All those lovely old abandoned exchange assets to strip.
Yum yum, to paraphrase Mr Mandelson.
Exchanges were already sold off back in 2001 to telereal. No assets to strip exchange wise. Just less leases to pay.
Most of the exchange builds have already been sold and are available to BT through lease arrangements. It is those arrangements that make it imperative that the shutdown keep to the schedule.
Strip what? The buildings belong to telereal and most contain very little of value. Life expired PSTN switches, PDH and SDH kit suitable only for scrap and a generator. The exchanges that have stuff of value are being retained. Still owned by Telereal, but they very much need the kit in them for BT and OR to keep selling the things they sell.
Mark has overlooked that the agreement contains a ‘standstill clause’ which means Mr Bharti is unable to increase his stake without board consent. This means a takeover is unlikely.

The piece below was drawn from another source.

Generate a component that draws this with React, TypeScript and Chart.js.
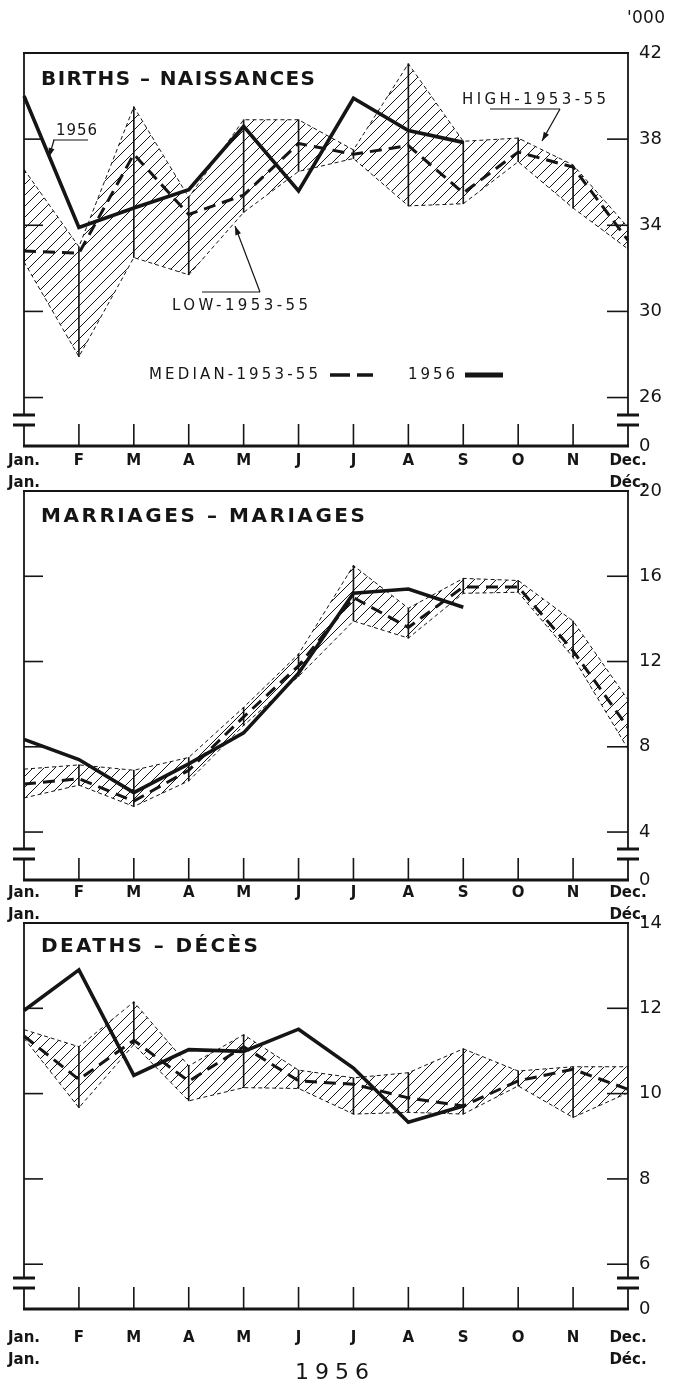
import React, { useEffect, useRef } from 'react';
import { Chart, registerables } from 'chart.js';

Chart.register(...registerables);

const FONT = '"DejaVu Sans", sans-serif';
const INK = '#151515';

// ---- categories ----
const MONTHS = ['Jan.', 'F', 'M', 'A', 'M', 'J', 'J', 'A', 'S', 'O', 'N', 'Dec.'];
const FIRST_MONTH_FR = 'Jan.';
const LAST_MONTH_FR = 'Déc.';

// ---- births ('000) ----
const BIRTHS_HIGH = [36.6, 33.0, 39.5, 35.3, 38.9, 38.9, 37.5, 41.5, 37.9, 38.05, 36.8, 33.9];
const BIRTHS_LOW = [32.3, 27.9, 32.5, 31.7, 34.6, 36.5, 37.1, 34.9, 35.0, 36.95, 34.8, 32.9];
const BIRTHS_MEDIAN = [32.8, 32.7, 37.3, 34.5, 35.4, 37.8, 37.3, 37.7, 35.5, 37.4, 36.7, 33.3];
const BIRTHS_1956 = [40.0, 33.9, 34.8, 35.65, 38.6, 35.6, 39.9, 38.4, 37.85, null, null, null];
const BIRTHS_TICKS = [26, 30, 34, 38, 42];

// ---- marriages ('000) ----
const MARRIAGES_HIGH = [6.95, 7.15, 6.9, 7.5, 9.85, 12.35, 16.5, 14.5, 15.9, 15.8, 13.9, 10.2];
const MARRIAGES_LOW = [5.6, 6.2, 5.2, 6.4, 9.0, 11.3, 13.9, 13.1, 15.2, 15.25, 12.2, 7.9];
const MARRIAGES_MEDIAN = [6.25, 6.5, 5.45, 6.9, 9.4, 11.8, 15.0, 13.6, 15.5, 15.5, 12.5, 8.9];
const MARRIAGES_1956 = [8.35, 7.4, 5.85, 7.2, 8.65, 11.45, 15.2, 15.4, 14.55, null, null, null];
const MARRIAGES_TICKS = [4, 8, 12, 16, 20];

// ---- deaths ('000) ----
const DEATHS_HIGH = [11.5, 11.1, 12.15, 10.65, 11.38, 10.55, 10.37, 10.49, 11.05, 10.53, 10.63, 10.63];
const DEATHS_LOW = [11.3, 9.67, 11.15, 9.83, 10.14, 10.12, 9.52, 9.56, 9.52, 10.18, 9.44, 10.02];
const DEATHS_MEDIAN = [11.35, 10.33, 11.25, 10.29, 11.1, 10.3, 10.22, 9.9, 9.71, 10.3, 10.57, 10.1];
const DEATHS_1956 = [11.95, 12.9, 10.43, 11.03, 10.99, 11.51, 10.6, 9.33, 9.71, null, null, null];
const DEATHS_TICKS = [6, 8, 10, 12, 14];

const BROKEN_AXIS_LABEL = '0';
const UNIT_LABEL = "'000";
const YEAR_LABEL = '1956';
const MEDIAN_LABEL = 'MEDIAN-1953-55';
const HIGH_LABEL = 'HIGH-1953-55';
const LOW_LABEL = 'LOW-1953-55';

type Extra = (ctx: CanvasRenderingContext2D, off: number) => void;

interface PanelCfg {
  title: string;
  titleBox: [number, number, number];
  high: number[];
  low: number[];
  median: number[];
  y1956: (number | null)[];
  ticks: number[];
  min: number;
  max: number;
  top: number;
  height: number;
  padTop: number;
  axisH: number;
  labelPad: number;
  extra?: Extra;
}

function spaced(ctx: CanvasRenderingContext2D, text: string, x: number, y: number, width: number, font: string) {
  ctx.font = font;
  ctx.textAlign = 'left';
  ctx.textBaseline = 'middle';
  const anyCtx = ctx as any;
  anyCtx.letterSpacing = '0px';
  const n = Array.from(text).length;
  const w = ctx.measureText(text).width;
  const gap = n > 1 ? (width - w) / (n - 1) : 0;
  if ('letterSpacing' in anyCtx) {
    anyCtx.letterSpacing = gap.toFixed(2) + 'px';
    ctx.fillText(text, x, y);
    anyCtx.letterSpacing = '0px';
  } else {
    ctx.fillText(text, x, y);
  }
}

function seg(ctx: CanvasRenderingContext2D, x1: number, y1: number, x2: number, y2: number) {
  ctx.beginPath();
  ctx.moveTo(x1, y1);
  ctx.lineTo(x2, y2);
  ctx.stroke();
}

function arrow(ctx: CanvasRenderingContext2D, x1: number, y1: number, x2: number, y2: number) {
  seg(ctx, x1, y1, x2, y2);
  const a = Math.atan2(y2 - y1, x2 - x1);
  const L = 9;
  const W = 3;
  ctx.beginPath();
  ctx.moveTo(x2, y2);
  ctx.lineTo(x2 - L * Math.cos(a) + W * Math.sin(a), y2 - L * Math.sin(a) - W * Math.cos(a));
  ctx.lineTo(x2 - L * Math.cos(a) - W * Math.sin(a), y2 - L * Math.sin(a) + W * Math.cos(a));
  ctx.closePath();
  ctx.fill();
}

const birthsExtra: Extra = (ctx, off) => {
  const small = `15px ${FONT}`;
  spaced(ctx, UNIT_LABEL, 627, 19 - off, 38, `17px ${FONT}`);
  // legend
  spaced(ctx, MEDIAN_LABEL, 149, 375 - off, 169, small);
  ctx.lineWidth = 3.5;
  seg(ctx, 330, 375 - off, 350, 375 - off);
  seg(ctx, 357, 375 - off, 373, 375 - off);
  spaced(ctx, YEAR_LABEL, 408, 375 - off, 47, small);
  ctx.lineWidth = 5;
  seg(ctx, 465, 375 - off, 503, 375 - off);
  // annotations
  ctx.lineWidth = 1.2;
  spaced(ctx, YEAR_LABEL, 56, 131 - off, 41, small);
  seg(ctx, 53, 140 - off, 88, 140 - off);
  arrow(ctx, 54, 140 - off, 49, 157 - off);
  spaced(ctx, HIGH_LABEL, 462, 100 - off, 144, small);
  seg(ctx, 490, 109 - off, 560, 109 - off);
  arrow(ctx, 560, 109 - off, 542, 141 - off);
  spaced(ctx, LOW_LABEL, 172, 306 - off, 136, small);
  seg(ctx, 202, 292 - off, 260, 292 - off);
  arrow(ctx, 260, 292 - off, 235, 226 - off);
};

const deathsExtra: Extra = (ctx, off) => {
  spaced(ctx, YEAR_LABEL, 295, 1373 - off, 74, `22px ${FONT}`);
};

const PANELS: PanelCfg[] = [
  {
    title: 'BIRTHS – NAISSANCES',
    titleBox: [41, 80, 274],
    high: BIRTHS_HIGH,
    low: BIRTHS_LOW,
    median: BIRTHS_MEDIAN,
    y1956: BIRTHS_1956,
    ticks: BIRTHS_TICKS,
    min: 23.75,
    max: 42,
    top: 0,
    height: 500,
    padTop: 53,
    axisH: 54,
    labelPad: 4,
    extra: birthsExtra,
  },
  {
    title: 'MARRIAGES – MARIAGES',
    titleBox: [41, 517, 324],
    high: MARRIAGES_HIGH,
    low: MARRIAGES_LOW,
    median: MARRIAGES_MEDIAN,
    y1956: MARRIAGES_1956,
    ticks: MARRIAGES_TICKS,
    min: 1.75,
    max: 20,
    top: 460,
    height: 470,
    padTop: 31,
    axisH: 50,
    labelPad: 2,
  },
  {
    title: 'DEATHS – DÉCÈS',
    titleBox: [41, 947, 217],
    high: DEATHS_HIGH,
    low: DEATHS_LOW,
    median: DEATHS_MEDIAN,
    y1956: DEATHS_1956,
    ticks: DEATHS_TICKS,
    min: 4.95,
    max: 14,
    top: 890,
    height: 497,
    padTop: 33,
    axisH: 78,
    labelPad: 18,
    extra: deathsExtra,
  },
];

function makeHatch(): CanvasPattern | string {
  const s = 11;
  const c = document.createElement('canvas');
  c.width = s;
  c.height = s;
  const g = c.getContext('2d');
  if (!g) return 'rgba(0,0,0,0.15)';
  g.strokeStyle = INK;
  g.lineWidth = 1;
  for (const k of [-1, 0, 1]) {
    g.beginPath();
    g.moveTo(k * s, s);
    g.lineTo(k * s + s, 0);
    g.stroke();
  }
  return g.createPattern(c, 'repeat') || 'rgba(0,0,0,0.15)';
}

function PanelChart({ p }: { p: PanelCfg }) {
  const ref = useRef<HTMLCanvasElement | null>(null);

  useEffect(() => {
    const canvas = ref.current;
    if (!canvas) return;
    const hatch = makeHatch();

    const decor = {
      id: 'decor',
      afterDraw(chart: any) {
        const ctx: CanvasRenderingContext2D = chart.ctx;
        const { left, right, top, bottom } = chart.chartArea;
        const xs = chart.scales.x;
        const ys = chart.scales.y;
        const off = p.top;
        ctx.save();
        ctx.strokeStyle = INK;
        ctx.fillStyle = INK;
        ctx.lineCap = 'butt';
        // top border
        ctx.lineWidth = 1.8;
        seg(ctx, left - 1, top, right + 1, top);
        // bottom axis
        ctx.lineWidth = 3;
        seg(ctx, left - 1, bottom, right + 1, bottom);
        // broken side axes
        const b1 = bottom - 31;
        const b2 = bottom - 21;
        for (const xx of [left, right]) {
          ctx.lineWidth = 1.8;
          seg(ctx, xx, top, xx, b1);
          seg(ctx, xx, b2, xx, bottom);
          ctx.lineWidth = 3;
          seg(ctx, xx - 11, b1, xx + 11, b1);
          seg(ctx, xx - 11, b2, xx + 11, b2);
        }
        // month ticks
        ctx.lineWidth = 1.6;
        for (let i = 1; i < MONTHS.length - 1; i++) {
          const px = xs.getPixelForValue(i);
          seg(ctx, px, bottom, px, bottom - 22);
        }
        // inner value ticks
        ctx.lineWidth = 1.6;
        for (const v of p.ticks) {
          if (v === p.max) continue;
          const py = ys.getPixelForValue(v);
          seg(ctx, left, py, left + 19, py);
          seg(ctx, right - 21, py, right, py);
        }
        // title
        const [tx, ty, tw] = p.titleBox;
        spaced(ctx, p.title, tx, ty - off, tw, `bold 20px ${FONT}`);
        if (p.extra) p.extra(ctx, off);
        ctx.restore();
      },
    };

    const chart = new Chart(canvas, {
      type: 'line',
      data: {
        labels: MONTHS,
        datasets: [
          {
            type: 'line',
            label: 'High 1953-55',
            data: p.high,
            borderColor: INK,
            borderWidth: 1,
            borderDash: [4, 3],
            pointRadius: 0,
            tension: 0,
            fill: '+1',
            backgroundColor: hatch as any,
            order: 4,
          },
          {
            type: 'line',
            label: 'Low 1953-55',
            data: p.low,
            borderColor: INK,
            borderWidth: 1,
            borderDash: [4, 3],
            pointRadius: 0,
            tension: 0,
            fill: false,
            order: 3,
          },
          {
            type: 'bar',
            label: 'Range 1953-55',
            data: p.low.map((l, i) => [l, p.high[i]]) as any,
            backgroundColor: INK,
            borderWidth: 0,
            barThickness: 1,
            order: 2,
          },
          {
            type: 'line',
            label: 'Median 1953-55',
            data: p.median,
            borderColor: INK,
            borderWidth: 3,
            borderDash: [12, 7],
            pointRadius: 0,
            tension: 0,
            fill: false,
            order: 1,
          },
          {
            type: 'line',
            label: '1956',
            data: p.y1956 as any,
            borderColor: INK,
            borderWidth: 3.6,
            pointRadius: 0,
            tension: 0,
            fill: false,
            spanGaps: false,
            order: 0,
          },
        ] as any,
      },
      options: {
        responsive: false,
        maintainAspectRatio: false,
        animation: false,
        events: [],
        layout: { padding: { left: 24, right: 0, top: p.padTop, bottom: 0 } },
        plugins: {
          legend: { display: false },
          tooltip: { enabled: false },
        },
        scales: {
          x: {
            type: 'category',
            offset: false,
            grid: { display: false, drawTicks: false },
            border: { display: false },
            ticks: {
              autoSkip: false,
              maxRotation: 0,
              minRotation: 0,
              padding: p.labelPad,
              color: INK,
              font: { family: FONT, size: 15, weight: 'bold', lineHeight: 1.45 },
              callback: (_v: any, i: number) =>
                i === 0
                  ? [MONTHS[0], FIRST_MONTH_FR]
                  : i === MONTHS.length - 1
                  ? [MONTHS[i], LAST_MONTH_FR]
                  : MONTHS[i],
            },
            afterFit: (s: any) => {
              s.height = p.axisH;
              s.paddingLeft = 0;
              s.paddingRight = 0;
            },
          },
          y: {
            type: 'linear',
            position: 'right',
            min: p.min,
            max: p.max,
            grid: { display: false, drawTicks: false },
            border: { display: false },
            ticks: {
              padding: 11,
              color: INK,
              font: { family: FONT, size: 18 },
              callback: (v: any) => (v === p.min ? BROKEN_AXIS_LABEL : String(v)),
            },
            afterBuildTicks: (s: any) => {
              s.ticks = [p.min, ...p.ticks].map((v) => ({ value: v }));
            },
            afterFit: (s: any) => {
              s.width = 48;
              s.paddingTop = 0;
              s.paddingBottom = 0;
            },
          },
        },
      } as any,
      plugins: [decor as any],
    });

    return () => chart.destroy();
  }, [p]);

  return (
    <canvas
      ref={ref}
      width={676}
      height={p.height}
      style={{ position: 'absolute', left: 0, top: p.top, width: 676, height: p.height, display: 'block' }}
    />
  );
}

export default function App() {
  return (
    <div style={{ position: 'absolute', left: 0, top: 0, width: 676, height: 1387, background: '#fff', overflow: 'hidden' }}>
      {PANELS.map((p, i) => (
        <PanelChart key={i} p={p} />
      ))}
    </div>
  );
}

The clause would only affect the directorships; it would not prevent a purchase of additional shares on the markets or through a private purchase.
The acquisition of additional shares is unlikely to happen unless there was the intent to acquire control, in which case the clause would soon be made irrelevant.
Stock market didn’t seem excited.
‘BT shares dropped 3.4% to 198.7p, further retreating from July’s six-year highs above 220p.’
Possibly reflecting the air of uncertainty this brings. Shareholders have previously been fairly comfortable with the stability and growth seen through 2025.